Mieke van der Bijl-Brouwer
The world is increasingly faced with open, complex, dynamic and networked problems (Dorst, 2015), which result from a highly connected world (Manzini, 2015). Over the past decade, many have turned to design practice to address these problems, which has led to promising results, but at the same time has also revealed many challenges and constraints. For example, designers have been critiqued for failing to successfully implement ideas (Mulgan, 2014; Norman & Stappers, 2015).
In this paper I take a social systems view of design. Traditionally, design has been described as a social process within a design team (Badke-Schaub, Neumann, Lauche, & Mohammed, 2007; Dorst, 2006). However, the application of design in addressing complex issues has moved design beyond the boundaries of the design team, to what Manzini (2015) calls ‘designing networks’: a distribution of design processes among numerous actors who differ in culture, motivation, and professional development. As such, designing becomes part of a social system.
A social system is a whole that cannot be divided into independent parts, and within this system both the parts – human beings – and whole are purposeful (Ackoff & Emery, 1972). Social systems theory focuses on the relationships between people (Stacey, 2006). A social systems view of designing could provide support for the development of successful design strategies for complex social problems. To achieve this we need a better understanding of the people and the way they relate to each other in a ‘designing social system’.
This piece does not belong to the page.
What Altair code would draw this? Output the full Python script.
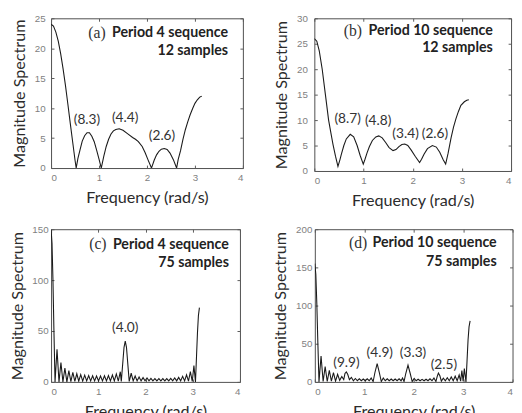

In this paper I will explore the roles of the human beings that are part of a designing social system, and the way the relationships between these people can be characterised and shaped. The successful application of design requires at least the following capabilities:
• Decision making about investment in design processes and implementation of outcomes
• Design expertise, ranging from novice or naïve to expert or visionary (Lawson & Dorst, 2009; Nelson & Stolterman, 2012)
• Domain expertise about the problem space and feasibility of implementation of solutions.
In a complex social system these roles are distributed over multiple people within different stakeholder groups such as the design team, funders, service deliverers, end-users and service organisations.
To develop an understanding of design within social systems we conducted five case studies of contemporary social innovation agencies in Europe, North America, and Australia. The case studies show design practices in relation to different levels of expertise and impact:
• Local level design: design practitioners who design and implement interventions locally, for example service deliverers: they have a basic level design expertise, high level of domain knowledge, and agency to make decisions within their local context.
• Systems level design: design practitioners with high-level design expertise who rely on interactions with domain experts and decision-makers to develop initiatives that create change on a systems level.
THE ROLE OF TRUST AND INTRINSIC MOTIVATION IN A DESIGNING SOCIAL SYSTEM
The relationships between the people who played a design role in the case studies were explored through phenomenological themes, which describe the structure of the lived experience of the people who participate in the design process (van Manen, 1990). The case studies showed that the themes of trust and intrinsic motivation played a key role in shaping the relationships within the designing social systems, and through that in the success of the investigated projects.
On a systems level, trust played an important role in the relationship between decision-makers and expert designers in all five case studies. Trust was essential as designing on a systems level can be a very uncomfortable and uncertain process. This trust was achieved in different ways across the case studies through building long-term relationships, building credibility, and a carefully designed open and participative communication process.
On a local level, trust was key in the relationship between decision-makers and the local designers/ domain experts. In those cases where decision-makers provided domain experts with the agency and capability to design initiatives for their own practices, a high level of trust was experienced mutually. In one case study this level of trust was achieved through the design of what I have previously called a ‘social infrastructure’ (Author, 2016), a structured way of connecting and empowering people to incrementally improve their service.
Intrinsic motivation drove people in the designing social system to make a difference. The themes that are related to intrinsic motivation are described by (Pink, 2009) as mastery, purpose, and autonomy.
Mastery (or growth): opportunities to learn drive people’s motivation to contribute. All case studies included capability building of decision-makers and domain experts, through training or active participation in the project. The relationship between growth and motivation is reciprocal: the learning opportunity drives motivation, and motivation is essential for learning.
Purpose: all participants wanted to make a difference. Purpose-driven decision-makers played an important role in each of the client organisations in making sure that the design process and design outcomes were implemented. To maintain a sense of purpose decision makers were involved in design, which allowed them to see what the impact was of their decisions.
Autonomy (or agency): being able to implement your own design is highly motivating. In one of the case studies service deliverers were provided with the agency and capability to redesign their own practice, which had a profound impact on their mindset and how they experienced their work.
Current ways of problem solving fail to address the dynamic and networked nature of problems. Problems are often addressed in a rational and top-down controlled manner, resulting in slow processes, demotivated employees and service deliverers, passive end-users and sub-optimal solutions, which prevent successful implementation. In the view presented in this paper, people within a dynamically designing social system continuously design and redesign interventions on a local and systems level, supported by trusted relationships. A better understanding of the relationships between these people and their capabilities will contribute to the development of structures for organisations and networks in which people are empowered to make a difference through design.